[Code that draws figures]
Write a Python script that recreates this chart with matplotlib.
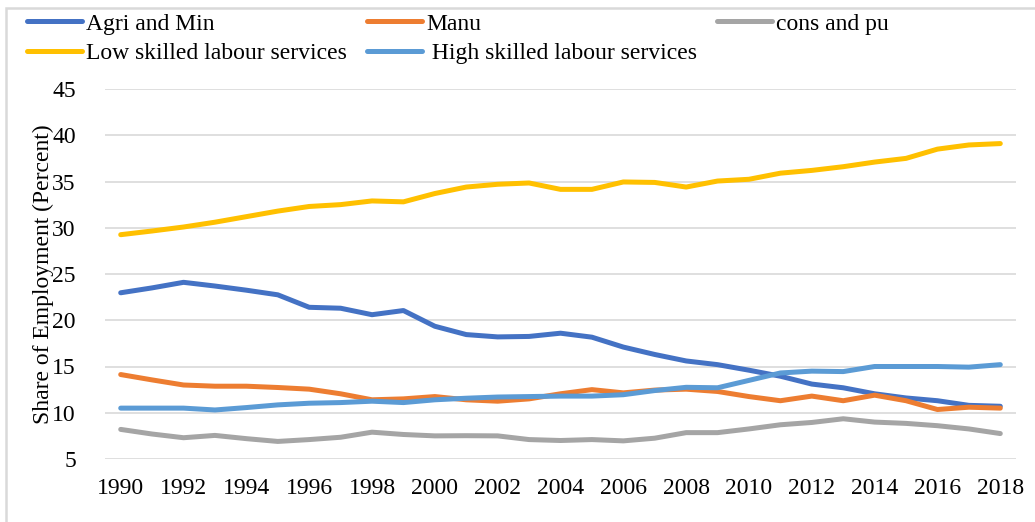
import matplotlib.pyplot as plt
from matplotlib.patches import Rectangle

years = list(range(1990, 2019))

agri_min = [22.97, 23.5, 24.1, 23.7, 23.25, 22.75, 21.4, 21.3, 20.6, 21.05,
            19.35, 18.45, 18.2, 18.25, 18.6, 18.17, 17.1, 16.3, 15.6, 15.2,
            14.6, 13.95, 13.1, 12.7, 12.05, 11.6, 11.3, 10.8, 10.7]
manu = [14.13, 13.55, 13.0, 12.87, 12.87, 12.73, 12.55, 12.05, 11.4, 11.5,
        11.75, 11.4, 11.25, 11.5, 12.05, 12.5, 12.15, 12.45, 12.55, 12.3,
        11.75, 11.3, 11.8, 11.3, 11.9, 11.3, 10.35, 10.6, 10.5]
cons_pu = [8.2, 7.7, 7.3, 7.55, 7.2, 6.9, 7.1, 7.35, 7.9, 7.65,
           7.5, 7.52, 7.5, 7.1, 7.0, 7.1, 6.96, 7.25, 7.85, 7.85,
           8.25, 8.7, 8.95, 9.35, 8.99, 8.85, 8.6, 8.25, 7.75]
low_skilled = [29.25, 29.65, 30.08, 30.6, 31.2, 31.8, 32.3, 32.5, 32.9, 32.8,
               33.7, 34.4, 34.7, 34.84, 34.15, 34.15, 34.95, 34.9, 34.4, 35.05,
               35.24, 35.9, 36.2, 36.6, 37.1, 37.5, 38.5, 38.95, 39.1]
high_skilled = [10.5, 10.5, 10.5, 10.3, 10.56, 10.85, 11.03, 11.1, 11.25, 11.1,
                11.4, 11.57, 11.7, 11.75, 11.8, 11.8, 11.95, 12.4, 12.75, 12.7,
                13.5, 14.3, 14.5, 14.45, 15.0, 15.0, 15.0, 14.93, 15.2]

series = [
    ("Agri and Min", agri_min, "#4472C4"),
    ("Manu", manu, "#ED7D31"),
    ("cons and pu", cons_pu, "#A5A5A5"),
    ("Low skilled labour services", low_skilled, "#FFC000"),
    (" High skilled labour services", high_skilled, "#5B9BD5"),
]

plt.rcParams['font.family'] = ['Liberation Serif', 'DejaVu Serif']
plt.rcParams['font.size'] = 17

W, H = 1035, 522
fig = plt.figure(figsize=(W / 100, H / 100), dpi=100)
ax = fig.add_axes([105 / W, 1 - 459 / H, 911 / W, 370 / H])

lines = {}
for name, vals, color in series:
    ln, = ax.plot(years, vals, color=color, linewidth=3.6,
                  solid_capstyle='round', solid_joinstyle='round', label=name)
    lines[name] = ln

ax.set_xlim(1989.5, 2018.5)
ax.set_ylim(5, 45)
ax.set_xticks(years[::2])
ax.set_yticks(range(5, 50, 5))
ax.tick_params(axis='both', length=0, colors='black')
ax.tick_params(axis='y', pad=21)
ax.tick_params(axis='x', pad=14)
ax.grid(axis='y', color='#D9D9D9', linewidth=1.2)
ax.set_axisbelow(True)
for sp in ax.spines.values():
    sp.set_visible(False)

ax.set_ylabel("Share of Employment (Percent)")
ax.yaxis.set_label_coords(-0.056, 0.5)

# legend laid out row by row: matplotlib fills columns first, so reorder
order = ["Agri and Min", "Low skilled labour services", "Manu",
         " High skilled labour services", "cons and pu"]
fig.legend([lines[k] for k in order], order, ncol=3, loc='upper left',
           bbox_to_anchor=(27 / W, 1 - 13 / H), frameon=False,
           borderpad=0, borderaxespad=0, handlelength=2.33,
           handletextpad=0.17, columnspacing=0.85, labelspacing=0.33)

# chart area border
fig.add_artist(Rectangle((6 / W, -0.1), 1.2, 1.1 - 8 / H, transform=fig.transFigure,
                         facecolor='none', edgecolor='#D9D9D9', linewidth=1.8))

fig.savefig("out.png", dpi=100)
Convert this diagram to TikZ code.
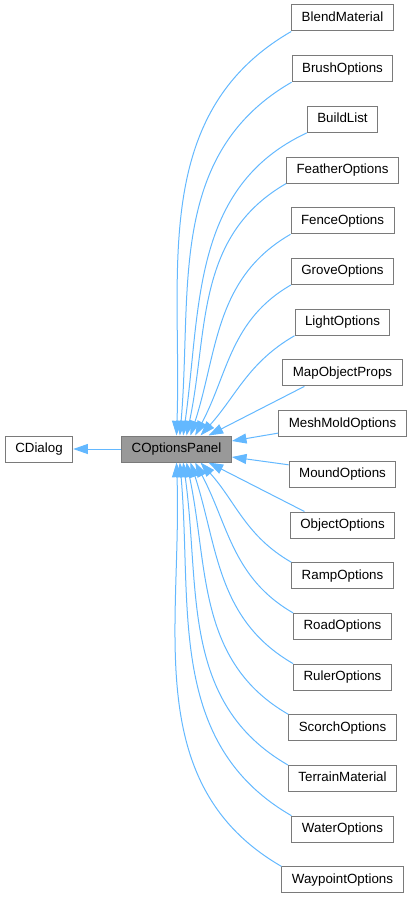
\documentclass[tikz,border=0pt]{standalone}
\usepackage{fontspec}
\setmainfont{Liberation Sans}
\usetikzlibrary{arrows.meta}
\definecolor{graphEdge}{HTML}{63B8FF}
\definecolor{graphBorder}{HTML}{7A7A7A}
\definecolor{graphFocus}{HTML}{999999}

\begin{document}
\begin{tikzpicture}[
  x=0.75pt, y=0.75pt,
  font=\fontsize{10}{12}\selectfont,
  cls/.style={draw=graphBorder, line width=0.75pt, fill=white, minimum height=19.5pt,
              inner xsep=7.5pt, inner ysep=0pt, text height=7.3pt, text depth=2.1pt},
  focus/.style={cls, fill=graphFocus},
  a/.style={-{Triangle[length=11pt, width=7.5pt]}, draw=graphEdge, line width=0.75pt}
]
\useasboundingbox (0,0) rectangle (411,-899);

\node[cls] (dialog) at (39,-449) {CDialog};
\node[focus] (panel) at (176.5,-449) {COptionsPanel};

\node[cls] (blend)   at (342.5,-18.0)  {BlendMaterial};
\node[cls] (brush)   at (342.5,-68.7)  {BrushOptions};
\node[cls] (build)   at (342.5,-119.4) {BuildList};
\node[cls] (feather) at (342.5,-170.1) {FeatherOptions};
\node[cls] (fence)   at (342.5,-220.8) {FenceOptions};
\node[cls] (grove)   at (342.5,-271.5) {GroveOptions};
\node[cls] (light)   at (342.5,-322.2) {LightOptions};
\node[cls] (mapobj)  at (342.5,-372.9) {MapObjectProps};
\node[cls] (meshmold) at (342.5,-423.6) {MeshMoldOptions};
\node[cls] (mound)   at (342.5,-474.3) {MoundOptions};
\node[cls] (object)  at (342.5,-525.0) {ObjectOptions};
\node[cls] (ramp)    at (342.5,-575.7) {RampOptions};
\node[cls] (road)    at (342.5,-626.4) {RoadOptions};
\node[cls] (ruler)   at (342.5,-677.1) {RulerOptions};
\node[cls] (scorch)  at (342.5,-727.8) {ScorchOptions};
\node[cls] (terrain) at (342.5,-778.5) {TerrainMaterial};
\node[cls] (water)   at (342.5,-829.2) {WaterOptions};
\node[cls] (waypoint) at (342.5,-879.9) {WaypointOptions};

\draw[a] (panel) -- (dialog);

% children above the panel
\draw[a] (blend.south west)   to[out=210, in=88] ([xshift=0pt]panel.north);
\draw[a] (brush.south west)   to[out=210, in=85] ([xshift=2.5pt]panel.north);
\draw[a] (build.south west)   to[out=205, in=82] ([xshift=5pt]panel.north);
\draw[a] (feather.south west) to[out=210, in=78] ([xshift=7.5pt]panel.north);
\draw[a] (fence.south west)   to[out=210, in=72] ([xshift=10.5pt]panel.north);
\draw[a] (grove.south west)   to[out=210, in=62] ([xshift=14pt]panel.north);
\draw[a] (light.south west)   to[out=210, in=48] ([xshift=18pt]panel.north);
\draw[a] ([xshift=16.5pt]mapobj.south west) -- ([xshift=24pt]panel.north);
\draw[a] ([yshift=3pt]meshmold.south west) -- ([yshift=6pt]panel.east);

% children below the panel
\draw[a] ([yshift=-3pt]mound.north west) -- ([yshift=-6pt]panel.east);
\draw[a] ([xshift=11pt]object.north west) -- ([xshift=24pt]panel.south);
\draw[a] (ramp.north west)     to[out=150, in=-48] ([xshift=18pt]panel.south);
\draw[a] (road.north west)     to[out=150, in=-62] ([xshift=14pt]panel.south);
\draw[a] (ruler.north west)    to[out=150, in=-72] ([xshift=10.5pt]panel.south);
\draw[a] (scorch.north west)   to[out=150, in=-78] ([xshift=7.5pt]panel.south);
\draw[a] (terrain.north west)  to[out=150, in=-82] ([xshift=5pt]panel.south);
\draw[a] (water.north west)    to[out=150, in=-85] ([xshift=2.5pt]panel.south);
\draw[a] (waypoint.north west) to[out=150, in=-88] ([xshift=0pt]panel.south);
\end{tikzpicture}
\end{document}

Problem requirements ▸ Make an exact copy of the lines from the one containing "Convert this diagram to TikZ code." to the one containing "(0,0) rectangle (411,-899);", keeping both and leaving out every picture.

The completed task ▸
Convert this diagram to TikZ code.
\documentclass[tikz,border=0pt]{standalone}
\usepackage{fontspec}
\setmainfont{Liberation Sans}
\usetikzlibrary{arrows.meta}
\definecolor{graphEdge}{HTML}{63B8FF}
\definecolor{graphBorder}{HTML}{7A7A7A}
\definecolor{graphFocus}{HTML}{999999}

\begin{document}
\begin{tikzpicture}[
  x=0.75pt, y=0.75pt,
  font=\fontsize{10}{12}\selectfont,
  cls/.style={draw=graphBorder, line width=0.75pt, fill=white, minimum height=19.5pt,
              inner xsep=7.5pt, inner ysep=0pt, text height=7.3pt, text depth=2.1pt},
  focus/.style={cls, fill=graphFocus},
  a/.style={-{Triangle[length=11pt, width=7.5pt]}, draw=graphEdge, line width=0.75pt}
]
\useasboundingbox (0,0) rectangle (411,-899);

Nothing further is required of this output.